What to work on
Exclude the pictures, then copy word for word the lines running from the beginning of the records through the line with "LineChart, XAxis, YAxis".

Task material

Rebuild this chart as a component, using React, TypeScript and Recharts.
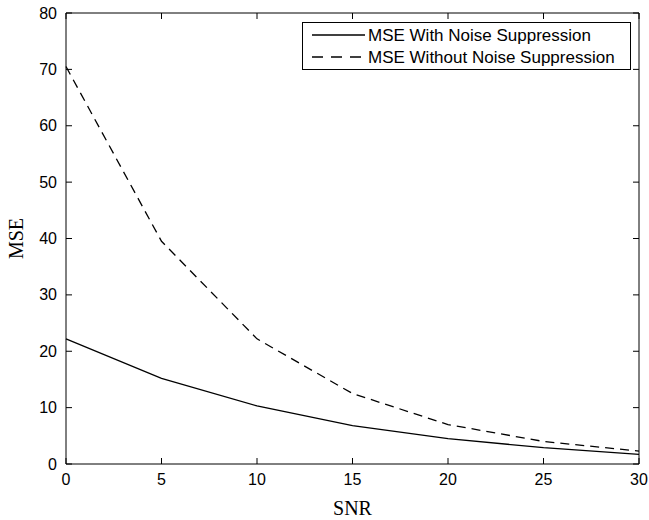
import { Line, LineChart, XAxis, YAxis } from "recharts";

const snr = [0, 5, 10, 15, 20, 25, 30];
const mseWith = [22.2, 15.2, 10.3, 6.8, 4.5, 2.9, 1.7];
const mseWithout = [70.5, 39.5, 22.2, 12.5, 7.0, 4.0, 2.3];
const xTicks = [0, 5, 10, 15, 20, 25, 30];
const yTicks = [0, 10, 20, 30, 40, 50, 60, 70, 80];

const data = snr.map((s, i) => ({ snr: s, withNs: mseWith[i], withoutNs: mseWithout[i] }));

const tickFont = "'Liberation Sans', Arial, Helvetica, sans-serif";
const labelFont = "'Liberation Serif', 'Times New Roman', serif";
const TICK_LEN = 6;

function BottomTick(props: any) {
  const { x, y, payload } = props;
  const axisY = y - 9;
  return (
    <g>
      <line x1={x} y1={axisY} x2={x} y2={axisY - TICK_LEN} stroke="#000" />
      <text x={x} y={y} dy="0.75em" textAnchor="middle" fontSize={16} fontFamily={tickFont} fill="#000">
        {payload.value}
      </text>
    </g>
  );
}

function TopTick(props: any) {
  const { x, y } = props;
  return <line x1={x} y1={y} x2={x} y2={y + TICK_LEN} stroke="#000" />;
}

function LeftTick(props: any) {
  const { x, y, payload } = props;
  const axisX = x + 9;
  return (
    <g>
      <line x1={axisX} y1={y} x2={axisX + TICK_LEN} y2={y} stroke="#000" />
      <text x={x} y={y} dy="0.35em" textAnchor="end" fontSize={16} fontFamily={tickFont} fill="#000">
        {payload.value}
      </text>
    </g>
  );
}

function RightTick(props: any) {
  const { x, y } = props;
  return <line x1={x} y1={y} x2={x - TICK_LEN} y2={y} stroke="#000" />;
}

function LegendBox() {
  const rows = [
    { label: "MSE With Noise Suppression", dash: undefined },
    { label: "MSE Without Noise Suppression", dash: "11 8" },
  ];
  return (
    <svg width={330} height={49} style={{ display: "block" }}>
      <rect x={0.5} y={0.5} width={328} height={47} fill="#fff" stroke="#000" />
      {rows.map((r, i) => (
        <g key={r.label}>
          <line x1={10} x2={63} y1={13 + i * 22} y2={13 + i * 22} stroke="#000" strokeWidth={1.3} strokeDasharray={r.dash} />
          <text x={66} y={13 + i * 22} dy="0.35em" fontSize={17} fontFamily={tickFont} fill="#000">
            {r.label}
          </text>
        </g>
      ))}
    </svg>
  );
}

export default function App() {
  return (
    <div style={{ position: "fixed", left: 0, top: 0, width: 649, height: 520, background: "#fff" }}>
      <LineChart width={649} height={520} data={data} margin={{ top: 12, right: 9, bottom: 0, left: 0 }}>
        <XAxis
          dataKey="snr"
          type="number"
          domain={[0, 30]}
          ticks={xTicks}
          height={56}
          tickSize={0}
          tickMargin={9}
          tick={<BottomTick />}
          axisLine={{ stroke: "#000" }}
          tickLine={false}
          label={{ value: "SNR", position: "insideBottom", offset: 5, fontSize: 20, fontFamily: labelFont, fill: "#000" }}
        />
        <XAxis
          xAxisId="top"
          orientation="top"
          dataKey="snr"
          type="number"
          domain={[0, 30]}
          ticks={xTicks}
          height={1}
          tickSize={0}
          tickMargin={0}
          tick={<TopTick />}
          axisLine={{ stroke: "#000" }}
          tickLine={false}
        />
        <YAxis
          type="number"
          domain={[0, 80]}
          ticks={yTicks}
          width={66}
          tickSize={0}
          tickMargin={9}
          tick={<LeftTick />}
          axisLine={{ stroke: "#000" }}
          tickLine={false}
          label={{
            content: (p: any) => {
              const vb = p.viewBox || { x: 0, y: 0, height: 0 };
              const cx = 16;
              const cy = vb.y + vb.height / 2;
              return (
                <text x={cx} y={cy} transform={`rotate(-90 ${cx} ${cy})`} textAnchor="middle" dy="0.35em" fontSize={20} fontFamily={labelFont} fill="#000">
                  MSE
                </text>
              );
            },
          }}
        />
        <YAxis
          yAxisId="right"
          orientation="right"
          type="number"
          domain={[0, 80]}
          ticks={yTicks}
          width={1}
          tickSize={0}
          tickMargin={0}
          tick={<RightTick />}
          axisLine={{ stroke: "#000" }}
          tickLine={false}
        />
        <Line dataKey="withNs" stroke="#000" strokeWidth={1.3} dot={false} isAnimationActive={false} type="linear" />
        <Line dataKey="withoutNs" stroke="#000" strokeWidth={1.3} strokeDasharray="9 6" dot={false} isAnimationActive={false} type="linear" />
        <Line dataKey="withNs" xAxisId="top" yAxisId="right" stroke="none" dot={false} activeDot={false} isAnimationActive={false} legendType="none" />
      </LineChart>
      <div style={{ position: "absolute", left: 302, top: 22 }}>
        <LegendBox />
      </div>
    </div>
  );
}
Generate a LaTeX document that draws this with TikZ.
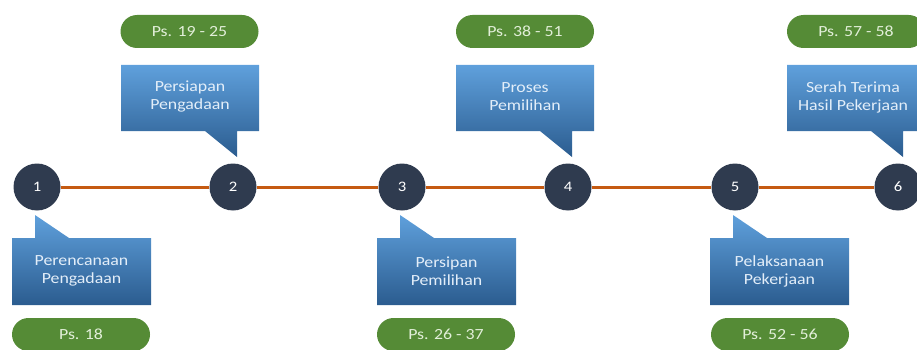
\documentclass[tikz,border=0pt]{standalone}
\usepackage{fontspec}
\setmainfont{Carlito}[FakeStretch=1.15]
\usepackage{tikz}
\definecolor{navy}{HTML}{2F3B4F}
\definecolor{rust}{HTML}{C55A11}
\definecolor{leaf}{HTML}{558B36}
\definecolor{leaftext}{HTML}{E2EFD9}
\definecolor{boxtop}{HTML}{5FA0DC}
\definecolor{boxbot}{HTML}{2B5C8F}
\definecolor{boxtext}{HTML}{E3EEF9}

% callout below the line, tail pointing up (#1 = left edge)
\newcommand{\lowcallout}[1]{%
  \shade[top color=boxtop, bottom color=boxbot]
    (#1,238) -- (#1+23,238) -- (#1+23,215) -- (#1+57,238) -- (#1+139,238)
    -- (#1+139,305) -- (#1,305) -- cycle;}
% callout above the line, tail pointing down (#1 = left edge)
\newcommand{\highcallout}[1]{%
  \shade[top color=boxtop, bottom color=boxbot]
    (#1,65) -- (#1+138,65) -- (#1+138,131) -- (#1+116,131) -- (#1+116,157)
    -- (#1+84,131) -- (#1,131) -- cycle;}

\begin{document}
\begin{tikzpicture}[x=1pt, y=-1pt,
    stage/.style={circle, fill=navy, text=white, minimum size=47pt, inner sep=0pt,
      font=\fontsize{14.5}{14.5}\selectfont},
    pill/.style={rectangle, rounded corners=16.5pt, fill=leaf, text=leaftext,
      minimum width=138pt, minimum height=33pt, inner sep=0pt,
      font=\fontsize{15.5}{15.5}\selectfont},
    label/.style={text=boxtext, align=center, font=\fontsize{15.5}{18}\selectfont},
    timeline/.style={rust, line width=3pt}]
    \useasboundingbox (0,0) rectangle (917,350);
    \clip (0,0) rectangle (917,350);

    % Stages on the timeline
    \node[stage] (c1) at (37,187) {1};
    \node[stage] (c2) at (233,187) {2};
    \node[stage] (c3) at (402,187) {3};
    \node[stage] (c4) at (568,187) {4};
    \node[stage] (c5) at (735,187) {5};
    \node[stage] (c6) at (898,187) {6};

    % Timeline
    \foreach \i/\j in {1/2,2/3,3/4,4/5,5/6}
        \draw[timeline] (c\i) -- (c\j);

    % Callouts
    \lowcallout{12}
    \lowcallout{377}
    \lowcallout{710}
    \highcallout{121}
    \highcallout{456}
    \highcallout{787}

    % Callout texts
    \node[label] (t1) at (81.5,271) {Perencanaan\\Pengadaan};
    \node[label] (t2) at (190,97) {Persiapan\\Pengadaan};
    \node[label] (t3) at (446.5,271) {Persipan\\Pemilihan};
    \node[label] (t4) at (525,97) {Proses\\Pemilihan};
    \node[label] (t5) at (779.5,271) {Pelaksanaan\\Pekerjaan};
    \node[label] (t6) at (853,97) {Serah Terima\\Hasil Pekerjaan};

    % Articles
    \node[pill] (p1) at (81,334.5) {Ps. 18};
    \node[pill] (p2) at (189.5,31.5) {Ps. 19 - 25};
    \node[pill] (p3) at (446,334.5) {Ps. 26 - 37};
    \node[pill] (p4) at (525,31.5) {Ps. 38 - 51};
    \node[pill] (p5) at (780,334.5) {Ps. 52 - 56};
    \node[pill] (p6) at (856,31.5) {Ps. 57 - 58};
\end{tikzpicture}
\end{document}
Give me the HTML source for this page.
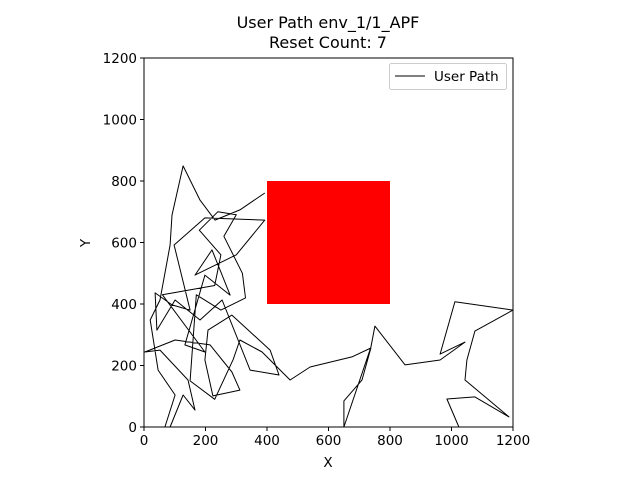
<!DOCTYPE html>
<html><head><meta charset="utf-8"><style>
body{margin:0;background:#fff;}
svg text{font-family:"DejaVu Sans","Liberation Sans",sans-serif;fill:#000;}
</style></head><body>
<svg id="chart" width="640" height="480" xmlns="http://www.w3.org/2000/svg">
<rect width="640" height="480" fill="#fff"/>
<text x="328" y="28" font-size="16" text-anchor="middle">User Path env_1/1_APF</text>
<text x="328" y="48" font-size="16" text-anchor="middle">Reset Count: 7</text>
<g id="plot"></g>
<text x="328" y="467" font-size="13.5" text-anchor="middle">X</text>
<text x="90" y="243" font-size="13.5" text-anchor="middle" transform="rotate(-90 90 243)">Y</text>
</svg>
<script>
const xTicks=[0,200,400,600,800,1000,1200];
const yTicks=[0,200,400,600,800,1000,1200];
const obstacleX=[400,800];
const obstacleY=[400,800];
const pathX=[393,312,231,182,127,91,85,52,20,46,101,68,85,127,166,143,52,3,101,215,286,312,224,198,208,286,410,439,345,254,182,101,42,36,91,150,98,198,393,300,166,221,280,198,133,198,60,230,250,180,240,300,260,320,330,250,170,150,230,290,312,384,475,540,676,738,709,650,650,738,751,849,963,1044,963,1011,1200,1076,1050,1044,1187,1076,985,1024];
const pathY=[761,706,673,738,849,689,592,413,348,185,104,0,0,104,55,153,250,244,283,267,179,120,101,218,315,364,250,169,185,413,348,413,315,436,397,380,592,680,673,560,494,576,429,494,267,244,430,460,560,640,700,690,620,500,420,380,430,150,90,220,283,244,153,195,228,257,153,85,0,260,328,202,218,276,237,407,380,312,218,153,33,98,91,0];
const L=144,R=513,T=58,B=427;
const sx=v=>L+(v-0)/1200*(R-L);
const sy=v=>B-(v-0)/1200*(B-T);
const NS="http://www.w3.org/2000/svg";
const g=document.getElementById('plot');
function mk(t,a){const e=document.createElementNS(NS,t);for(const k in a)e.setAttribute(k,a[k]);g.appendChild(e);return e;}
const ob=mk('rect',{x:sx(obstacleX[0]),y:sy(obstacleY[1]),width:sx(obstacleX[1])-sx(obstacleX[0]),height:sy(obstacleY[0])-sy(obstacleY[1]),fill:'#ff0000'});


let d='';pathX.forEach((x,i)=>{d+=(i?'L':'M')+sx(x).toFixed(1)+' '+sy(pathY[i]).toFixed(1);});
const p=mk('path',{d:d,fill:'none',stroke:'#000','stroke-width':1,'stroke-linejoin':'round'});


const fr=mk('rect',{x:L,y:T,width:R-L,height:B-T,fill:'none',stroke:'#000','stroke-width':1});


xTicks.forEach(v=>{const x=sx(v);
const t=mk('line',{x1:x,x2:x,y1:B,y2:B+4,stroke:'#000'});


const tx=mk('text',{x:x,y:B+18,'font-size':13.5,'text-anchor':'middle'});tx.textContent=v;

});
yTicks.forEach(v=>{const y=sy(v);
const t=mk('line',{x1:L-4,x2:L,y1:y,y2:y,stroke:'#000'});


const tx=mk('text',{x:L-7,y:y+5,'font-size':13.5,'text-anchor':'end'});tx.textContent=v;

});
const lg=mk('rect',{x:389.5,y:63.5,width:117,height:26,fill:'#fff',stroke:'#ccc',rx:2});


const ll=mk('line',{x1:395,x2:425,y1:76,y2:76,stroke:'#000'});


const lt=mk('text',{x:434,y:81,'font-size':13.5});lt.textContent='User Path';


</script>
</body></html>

Response for this exercise
Rebuild this chart as a component, using React, TypeScript and Recharts.
import { Line, LineChart, XAxis, YAxis } from "recharts";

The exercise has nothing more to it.